**Your goal**: Print the records below exactly, starting at the first line and stopping after the line that contains "import pandas as pd". Leave out any pictures.

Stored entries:
-------

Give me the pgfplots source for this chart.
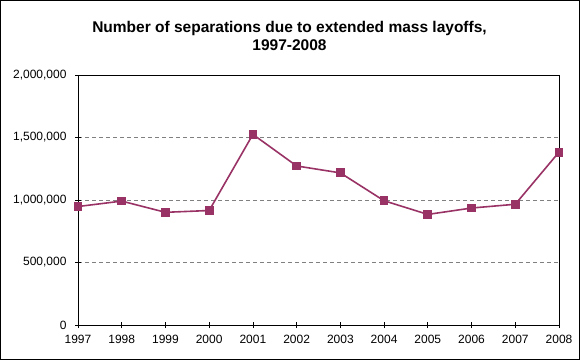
\documentclass[border=0pt]{standalone}
\usepackage{pgfplots}
\pgfplotsset{compat=1.18}
\usepackage{fontspec}
\setmainfont{Liberation Sans}
\definecolor{serie}{HTML}{993366}
\definecolor{gridc}{HTML}{808080}
\begin{document}
\begin{tikzpicture}[x=1pt,y=1pt]
\draw[line width=1pt] (0.5,0.5) rectangle (579.5,359.5);
\node[font=\fontsize{15.5}{18}\selectfont\bfseries, anchor=base, inner sep=0pt] at (289.5,328) {Number of separations due to extended mass layoffs,};
\node[font=\fontsize{15.5}{18}\selectfont\bfseries, anchor=base, inner sep=0pt] at (289.5,310) {1997-2008};
\begin{axis}[at={(78pt,35pt)}, anchor=south west, scale only axis,
  width=481pt, height=250pt,
  xmin=1997, xmax=2008, ymin=0, ymax=2000000,
  xtick={1997,1998,...,2008}, ytick={0,500000,1000000,1500000,2000000},
  scaled y ticks=false,
  tick align=center, tickpos=left, major tick length=6pt,
  tick style={black, line width=0.8pt},
  axis line style={black, line width=0.9pt},
  ymajorgrids, grid style={gridc, dash pattern=on 4pt off 3pt, line width=0.8pt},
  xticklabel style={/pgf/number format/.cd, 1000 sep={}, /pgf/number format/assume math mode=true},
  yticklabel style={/pgf/number format/.cd, fixed, 1000 sep={,}, /pgf/number format/assume math mode=true},
  tick label style={font=\fontsize{12}{14}\selectfont},
  xticklabel shift=4pt, yticklabel shift=5pt,
  clip=false,
]
\addplot[serie, line width=1.6pt, mark=square*, mark size=3.6pt, mark options={serie, solid}] coordinates {
(1997,947843) (1998,991245) (1999,901451) (2000,915962) (2001,1524832) (2002,1272331)
(2003,1216886) (2004,993909) (2005,884661) (2006,935805) (2007,965935) (2008,1383207)
};
\end{axis}
\end{tikzpicture}
\end{document}
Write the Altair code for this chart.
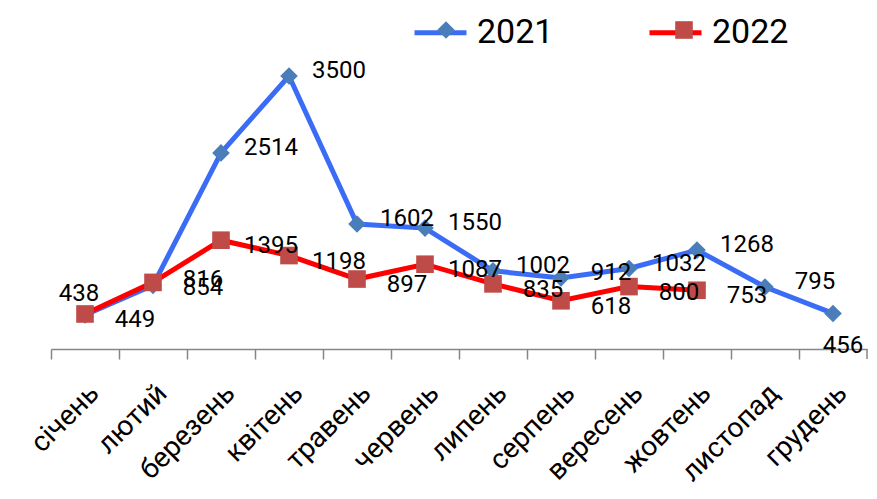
import altair as alt
import pandas as pd

months = ["січень", "лютий", "березень", "квітень", "травень", "червень",
          "липень", "серпень", "вересень", "жовтень", "листопад", "грудень"]
v2021 = [438, 816, 2514, 3500, 1602, 1550, 1002, 912, 1032, 1268, 795, 456]
v2022 = [449, 854, 1395, 1198, 897, 1087, 835, 618, 800, 753]
years = ["2021", "2022"]
line_colors = ["#3B6CF5", "#FF0000"]
marker_colors = ["#4A7EBB", "#BE4B48"]
marker_shapes = ["diamond", "square"]

rows = []
for yr, vals in zip(years, [v2021, v2022]):
    for i, v in enumerate(vals):
        rows.append({"month": months[i], "idx": i, "value": v, "year": yr, "series": yr})
df = pd.DataFrame(rows)

FONT = "Roboto"

x = alt.X(
    "month:N", sort=months, bandPosition=0.5,
    scale=alt.Scale(type="band", paddingInner=0, paddingOuter=0),
    axis=alt.Axis(title=None, labelAngle=-45, labelFontSize=28, labelFont=FONT,
                  labelColor="black", domainColor="#868686", tickColor="#868686",
                  domainWidth=1.5, tickWidth=1.5, tickSize=10, bandPosition=0,
                  labelPadding=20, grid=False),
)
y = alt.Y("value:Q", scale=alt.Scale(domain=[0, 4000]), axis=None)

base = alt.Chart(df)

lines = base.mark_line(strokeWidth=5).encode(
    x=x, y=y, order=alt.Order("idx:Q"),
    color=alt.Color("year:N", scale=alt.Scale(range=line_colors),
                    legend=alt.Legend(title=None, orient="none", direction="horizontal",
                                      legendX=361, legendY=-33, symbolType="stroke",
                                      symbolSize=2704, symbolStrokeWidth=5,
                                      labelFontSize=34, labelFont=FONT, labelColor="black",
                                      labelOffset=8, columnPadding=85, padding=0)),
)

legB = alt.Legend(title=None, orient="none", direction="horizontal",
                  legendX=378, legendY=-24, symbolSize=310, symbolStrokeWidth=0,
                  labelFontSize=34, labelFont=FONT, labelOpacity=0,
                  labelOffset=25, columnPadding=102, padding=0)

points = base.mark_point(filled=True, size=310, opacity=1, strokeWidth=0).encode(
    x=x, y=y,
    fill=alt.Fill("series:N", scale=alt.Scale(range=marker_colors), legend=legB),
    shape=alt.Shape("series:N", scale=alt.Scale(range=marker_shapes), legend=legB),
)

is21 = alt.datum.year == "2021"
is22 = alt.datum.year == "2022"
txt = dict(fontSize=24, font=FONT, color="black")

text21 = base.transform_filter(is21 & (alt.datum.idx > 0) & (alt.datum.idx < 11)).mark_text(
    dx=50, dy=-5, **txt).encode(x=x, y=y, text=alt.Text("value:Q"))
text21_first = base.transform_filter(is21 & (alt.datum.idx == 0)).mark_text(
    dx=-6, dy=-21, **txt).encode(x=x, y=y, text=alt.Text("value:Q"))
text21_last = base.transform_filter(is21 & (alt.datum.idx == 11)).mark_text(
    dx=10, dy=33, **txt).encode(x=x, y=y, text=alt.Text("value:Q"))
text22 = base.transform_filter(is22).mark_text(
    dx=50, dy=6, **txt).encode(x=x, y=y, text=alt.Text("value:Q"))

end_tick = alt.Chart(alt.Data(values=[{}])).mark_rule(color="#868686", strokeWidth=1.5).encode(
    x=alt.value(816), y=alt.value(312), y2=alt.value(322))

chart = alt.layer(lines, points, text21, text21_first, text21_last, text22, end_tick).properties(
    width=816, height=312,
    autosize=alt.AutoSizeParams(type="none"),
    padding={"left": 43, "top": 29, "right": 2, "bottom": 142},
).configure_view(stroke=None)

chart.save("out.html", embed_options={"renderer": "svg", "actions": False})
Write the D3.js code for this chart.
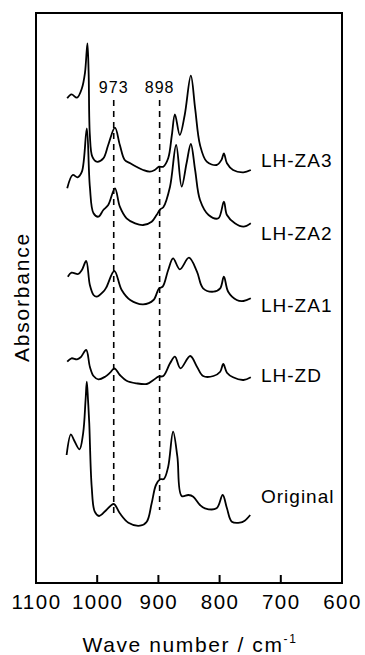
<!DOCTYPE html>
<html><head><meta charset="utf-8">
<script src="https://cdn.jsdelivr.net/npm/d3@7/dist/d3.min.js"></script>
<style>
html,body{margin:0;padding:0;background:#fff;}
svg{display:block;font-family:"Liberation Sans",Arial,Helvetica,sans-serif;}
</style></head>
<body><svg id="chart" width="365" height="655"></svg>
<script>
// x ticks (wave number, cm^-1)
const xTicks = [1100, 1000, 900, 800, 700, 600];
const markers = [973, 898];
const seriesNames = ["LH-ZA3", "LH-ZA2", "LH-ZA1", "LH-ZD", "Original"];
// [wave number, absorbance (arb. units, offset)]
const lhZA3 = [[1049,484.7],[1042,488.7],[1033,485.3],[1025,494.7],[1020,510],[1016,539.7],[1014,510],[1012,448],[1008,426.3],[1001,421.3],[990,424.7],[982,438],[971,455.3],[963,438],[955,423],[946,419.7],[936,416.3],[925,413],[914,411.3],[906,413],[899,416.3],[892,416.3],[884,424.7],[878,448],[873,468.7],[865,448],[857,468],[847,507.3],[840,474.7],[832,438],[821,421.3],[805,418],[797,423],[793,429.7],[788,419.7],[778,413],[761,410.7],[749,413]];
const lhZA2 = [[1049,394.7],[1040,408],[1032,405.7],[1025,411.3],[1017,454.7],[1012,396.3],[1006,369.7],[998,366.3],[990,373],[982,378],[971,394.7],[963,376.3],[952,364.7],[938,359.7],[925,358],[911,361.3],[903,368],[897,373.7],[892,375.7],[881,396.3],[871,438],[862,396.3],[854,419.7],[847,439],[840,413],[832,383],[818,368],[802,364.7],[793,381.3],[788,368],[775,359.7],[761,356.3],[749,359.7]];
const lhZA1 = [[1048,306.3],[1042,310.3],[1031,309],[1025,313],[1018,322],[1012,298],[1006,288],[1001,286.3],[990,291.3],[985,295.7],[972,312],[960,293],[946,283],[925,278.7],[908,283],[899,294.7],[893,296.3],[884,313],[876,324.7],[865,313.7],[850,325.3],[837,311.3],[827,294.7],[810,291.3],[799,294.7],[793,306.3],[786,291.3],[772,283],[761,282],[749,284.7]];
const lhZD = [[1049,221.3],[1042,224.7],[1033,223.7],[1027,225.7],[1018,233],[1012,216.3],[1006,207],[998,203.7],[987,206.3],[979,210.3],[972,214.7],[963,208],[952,202.3],[936,199.7],[919,199],[908,203],[900,206.3],[892,207],[881,219.7],[873,226.3],[864,214.7],[848,227],[837,216.3],[827,207],[810,207],[799,211.3],[794,219],[788,210.3],[778,205.7],[761,203],[749,205.7]];
const original = [[1050,128],[1043,148.7],[1038,143],[1029,133.7],[1023,149.7],[1019,183],[1017,201.3],[1015,183],[1013,160],[1009,96.3],[1004,71.3],[997,67],[985,73],[973,79],[963,69.7],[949,60.3],[930,57.3],[919,61.3],[911,79.7],[904,98],[897,103.7],[891,104],[884,116.3],[876,151.3],[869,126.3],[862,87],[851,88],[843,86.3],[832,78],[824,74.7],[805,74.7],[795,88],[788,74.7],[780,61.3],[767,60.3],[759,62.3],[750,68]];
const allSeries = [lhZA3, lhZA2, lhZA1, lhZD, original];
const labelLevels = [416, 343, 271, 201, 80];   // label baseline level (arb. units)
const markerLabelLevel = 490;
const markerTop = [483, 483];
const markerBottom = [65, 73];

const W = 365, H = 655;
const m = {left: 36, right: 23, top: 13, bottom: 72};
const svg = d3.select("#chart");
const x = d3.scaleLinear().domain([1100, 600]).range([m.left, W - m.right]);
const y = d3.scaleLinear().domain([0, 570]).range([H - m.bottom, m.top]);

// frame
svg.append("rect").attr("x", m.left).attr("y", m.top)
  .attr("width", W - m.left - m.right).attr("height", H - m.top - m.bottom)
  .attr("fill", "none").attr("stroke", "#000").attr("stroke-width", 2);

// x axis with inward ticks
const xAxis = d3.axisBottom(x).tickValues(xTicks).tickSize(0).tickFormat(d3.format("d"));
const gx = svg.append("g").attr("transform", `translate(0,${H - m.bottom})`).call(xAxis);
gx.select(".domain").remove();
gx.selectAll("text").attr("y", 0).attr("dy", "26px").attr("font-size", 20.5)
  .attr("letter-spacing", "1.5px").attr("fill", "#000")
  .attr("font-family", '"Liberation Sans",Arial,Helvetica,sans-serif');
svg.append("g").selectAll("line").data(xTicks.slice(1, -1)).join("line")
  .attr("x1", d => x(d)).attr("x2", d => x(d))
  .attr("y1", H - m.bottom).attr("y2", H - m.bottom - 8)
  .attr("stroke", "#000").attr("stroke-width", 2);

// axis titles
const xt = svg.append("text").attr("x", 190).attr("y", 652).attr("text-anchor", "middle")
  .attr("font-size", 21).attr("letter-spacing", "1.6px");
xt.append("tspan").text("Wave number / cm");
xt.append("tspan").attr("dy", -9).attr("font-size", 12).text("-1");
svg.append("text").attr("transform", "translate(29,297) rotate(-90)")
  .attr("text-anchor", "middle").attr("font-size", 21).attr("letter-spacing", "1.8px")
  .text("Absorbance");

// dashed marker lines
markers.forEach((mk, i) => {
  svg.append("line").attr("x1", x(mk)).attr("x2", x(mk))
    .attr("y1", y(markerTop[i])).attr("y2", y(markerBottom[i]))
    .attr("stroke", "#000").attr("stroke-width", 1.6).attr("stroke-dasharray", "6,5");
  svg.append("text").attr("x", x(mk)).attr("y", y(markerLabelLevel))
    .attr("text-anchor", "middle").attr("font-size", 16).attr("letter-spacing", "1px")
    .text(mk);
});

// spectra
const line = d3.line().x(d => x(d[0])).y(d => y(d[1])).curve(d3.curveCatmullRom.alpha(0.5));
svg.append("g").selectAll("path").data(allSeries).join("path")
  .attr("d", line).attr("fill", "none").attr("stroke", "#000")
  .attr("stroke-width", 1.8).attr("stroke-linejoin", "round");

// series labels
svg.append("g").selectAll("text").data(seriesNames).join("text")
  .attr("x", 261).attr("y", (d, i) => y(labelLevels[i]))
  .attr("font-size", 19).attr("letter-spacing", "1px").text(d => d);
</script></body></html>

-------

**Output below**:
Give me the pgfplots source for this chart.
\documentclass[border=0pt]{standalone}
\usepackage{pgfplots}
\pgfplotsset{compat=1.18}
\usepackage{fontspec}
\setmainfont{Liberation Sans}
\definecolor{serie}{HTML}{993366}
\definecolor{gridc}{HTML}{808080}
\begin{document}
\begin{tikzpicture}[x=1pt,y=1pt]
\draw[line width=1pt] (0.5,0.5) rectangle (579.5,359.5);
\node[font=\fontsize{15.5}{18}\selectfont\bfseries, anchor=base, inner sep=0pt] at (289.5,328) {Number of separations due to extended mass layoffs,};
\node[font=\fontsize{15.5}{18}\selectfont\bfseries, anchor=base, inner sep=0pt] at (289.5,310) {1997-2008};
\begin{axis}[at={(78pt,35pt)}, anchor=south west, scale only axis,
  width=481pt, height=250pt,
  xmin=1997, xmax=2008, ymin=0, ymax=2000000,
  xtick={1997,1998,...,2008}, ytick={0,500000,1000000,1500000,2000000},
  scaled y ticks=false,
  tick align=center, tickpos=left, major tick length=6pt,
  tick style={black, line width=0.8pt},
  axis line style={black, line width=0.9pt},
  ymajorgrids, grid style={gridc, dash pattern=on 4pt off 3pt, line width=0.8pt},
  xticklabel style={/pgf/number format/.cd, 1000 sep={}, /pgf/number format/assume math mode=true},
  yticklabel style={/pgf/number format/.cd, fixed, 1000 sep={,}, /pgf/number format/assume math mode=true},
  tick label style={font=\fontsize{12}{14}\selectfont},
  xticklabel shift=4pt, yticklabel shift=5pt,
  clip=false,
]
\addplot[serie, line width=1.6pt, mark=square*, mark size=3.6pt, mark options={serie, solid}] coordinates {
(1997,947843) (1998,991245) (1999,901451) (2000,915962) (2001,1524832) (2002,1272331)
(2003,1216886) (2004,993909) (2005,884661) (2006,935805) (2007,965935) (2008,1383207)
};
\end{axis}
\end{tikzpicture}
\end{document}
Write the Altair code for this chart.
import altair as alt
import pandas as pd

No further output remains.